Don’t miss the latest developments in business and finance.

Lessons from the turmoil

Image
Business Standard New Delhi
Last Updated : Feb 05 2013 | 3:06 AM IST
The history of financial regulation shows such regulation is rooted in crisis. Significant regulatory change usually takes place in response to the perceived inability of the previous regime to anticipate and prevent a crisis. This is not in and of itself a negative attribute. Any attempt to envisage every possible scenario and build in regulatory safeguards in anticipation can completely stifle innovation. However, it is critical that the right lessons are learned from every crisis. The true test of a regulatory system lies in its ability to avoid the same crisis a second time around.
 
As the global financial system deals with the fallout of the sub-prime crisis in the US, it is perhaps time to start thinking of the regulatory lacunae that both caused and spread the problem and what needs to be done to close the gaps. Here are three possible lessons from the unfolding of the sub-prime crisis. First, the measurement of risk needs to be significantly improved. As securities become more and more complex and distanced from the original transaction the difficulty in measuring their inherent risk increases. Under these circumstances, for banks and other financial institutions to rely almost exclusively on external and model-based internal ratings to decide on both exposure levels and provisions against losses is apparently inadequate. For derivative securities, there may be a case to be made for a second level of scrutiny, for example, what exactly the original transaction put out money for. The boards and other supervisory mechanisms of these institutions need to lay out explicit criteria for investments in derivative instruments, based on both ratings and this kind of deeper examination.
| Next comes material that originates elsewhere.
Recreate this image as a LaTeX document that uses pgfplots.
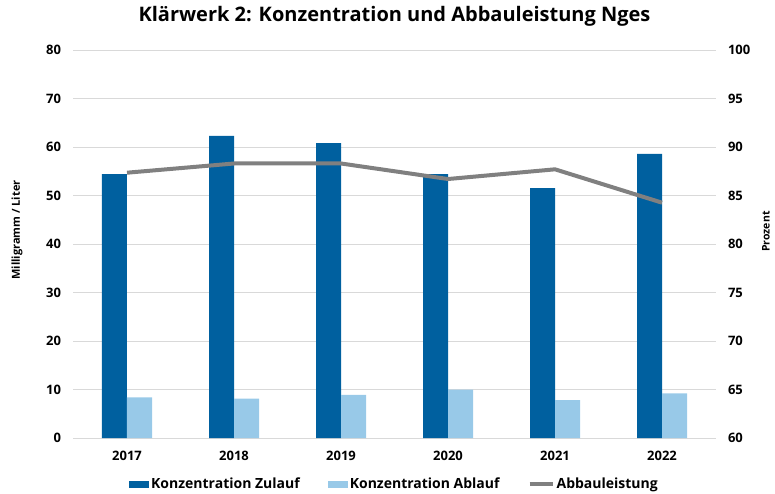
\documentclass[border=0pt]{standalone}
\usepackage{pgfplots}
\pgfplotsset{compat=1.18}
\usepackage{fontspec}
\setmainfont{Open Sans}
\definecolor{darkblue}{HTML}{00609F}
\definecolor{lightblue}{HTML}{98C9E8}
\definecolor{linegray}{HTML}{808080}
\definecolor{gridgray}{HTML}{D9D9D9}
\begin{document}
\begin{tikzpicture}[x=1pt,y=1pt]
\path[use as bounding box] (-73.5,-55) rectangle (701.5,438);
\begin{axis}[
  at={(0pt,0pt)}, anchor=south west, scale only axis,
  width=642pt, height=388pt,
  xmin=-0.5, xmax=5.5, ymin=0, ymax=80,
  ytick={0,10,...,80},
  xtick={0,...,5}, xticklabels={2017,2018,2019,2020,2021,2022},
  axis line style={draw=none},
  tick style={draw=none},
  ymajorgrids, grid style={gridgray, line width=1pt},
  ybar=0pt, bar width=25pt,
  ticklabel style={font=\bfseries\fontsize{13}{15}\selectfont, text=black},
  /pgf/number format/assume math mode=true,
  yticklabel style={xshift=-9pt},
  xticklabel style={yshift=-5pt},
  ylabel={Milligramm / Liter},
  every axis y label/.style={at={(axis description cs:-0.0880,0.536)}, rotate=90, anchor=center, font=\bfseries\fontsize{11}{13}\selectfont},
  title={Klärwerk 2: Konzentration und Abbauleistung Nges},
  title style={at={(axis description cs:0.5,1)}, anchor=center, yshift=28pt, font=\bfseries\fontsize{20}{24}\selectfont},
  legend style={at={(axis description cs:0.5,-0.1186)}, anchor=center, draw=none, fill=none,
    legend columns=3, font=\bfseries\fontsize{14}{16}\selectfont,
    /tikz/every even column/.append style={column sep=26pt},
    nodes={inner xsep=2pt}},
]
\addplot[fill=darkblue, draw=none,
  legend image code/.code={\fill[darkblue] (0pt,-3.5pt) rectangle (20pt,3.5pt);}]
  coordinates {(0,54.4) (1,62.3) (2,60.8) (3,54.4) (4,51.5) (5,58.6)};
\addlegendentry{Konzentration Zulauf}
\addplot[fill=lightblue, draw=none,
  legend image code/.code={\fill[lightblue] (0pt,-3.5pt) rectangle (20pt,3.5pt);}]
  coordinates {(0,8.4) (1,8.1) (2,8.9) (3,10.0) (4,7.8) (5,9.2)};
\addlegendentry{Konzentration Ablauf}
\addlegendimage{legend image code/.code={\draw[linegray, line width=4pt] (0pt,0pt) -- (23pt,0pt);}}
\addlegendentry{Abbauleistung}
\end{axis}
\begin{axis}[
  at={(0pt,0pt)}, anchor=south west, scale only axis,
  width=642pt, height=388pt,
  xmin=-0.5, xmax=5.5, ymin=60, ymax=100,
  ytick={60,65,...,100},
  axis x line=none, axis y line*=right,
  axis line style={draw=none},
  tick style={draw=none},
  ticklabel style={font=\bfseries\fontsize{13}{15}\selectfont, text=black},
  /pgf/number format/assume math mode=true,
  yticklabel style={xshift=9pt},
  ylabel={Prozent},
  every axis y label/.style={at={(axis description cs:1.0787,0.532)}, rotate=90, anchor=center, font=\bfseries\fontsize{10.5}{12}\selectfont},
]
\addplot[linegray, line width=4pt] coordinates {(0,87.35) (1,88.3) (2,88.3) (3,86.7) (4,87.7) (5,84.26)};
\end{axis}
\end{tikzpicture}
\end{document}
This will certainly increase the costs of carrying out due diligence, but could bring stability to the system by both restricting demand for highly risky new products and drawing boundaries within which genuine financial innovation can take place.
 
Second, sometimes what is intended to prevent a crisis may actually aggravate it. There is a view that, in the recent bouts of volatility in global stock markets, strict enforcement of margin requirements by exchanges resulted in many players losing access to the market, thus thinning it out and snowballing the decline. While margin requirements are a fundamental tool for maintaining order in markets, some flexibility in enforcing them in critical situations may help to stabilise markets, outweighing the benefits of risk mitigation from rigid enforcement. Of course, such circumstances call for extreme discretion and highly effective co-ordination between banking and market regulators.
 
Third, perhaps it is time to move away from very micro-level regulatory approaches, which provide explicit disclosure and prudential norms for various asset classes, to ones that work at a more macro level through principles and guidelines. While many countries claim to have done this, there is perhaps enough residual micro-management in these systems, which then incentivise players to seek out the niches and loopholes, which eventually get them into trouble. Ultimately, the "crisis" approach to regulation admits that regulators will always be one step behind market participants. The best they can do is install enough shock absorbers into the system to deal with the impact of a breakdown. Letting go might be the last thing that regulators would consider in these turbulent times, but it has to find a place in the script that is being written for the future.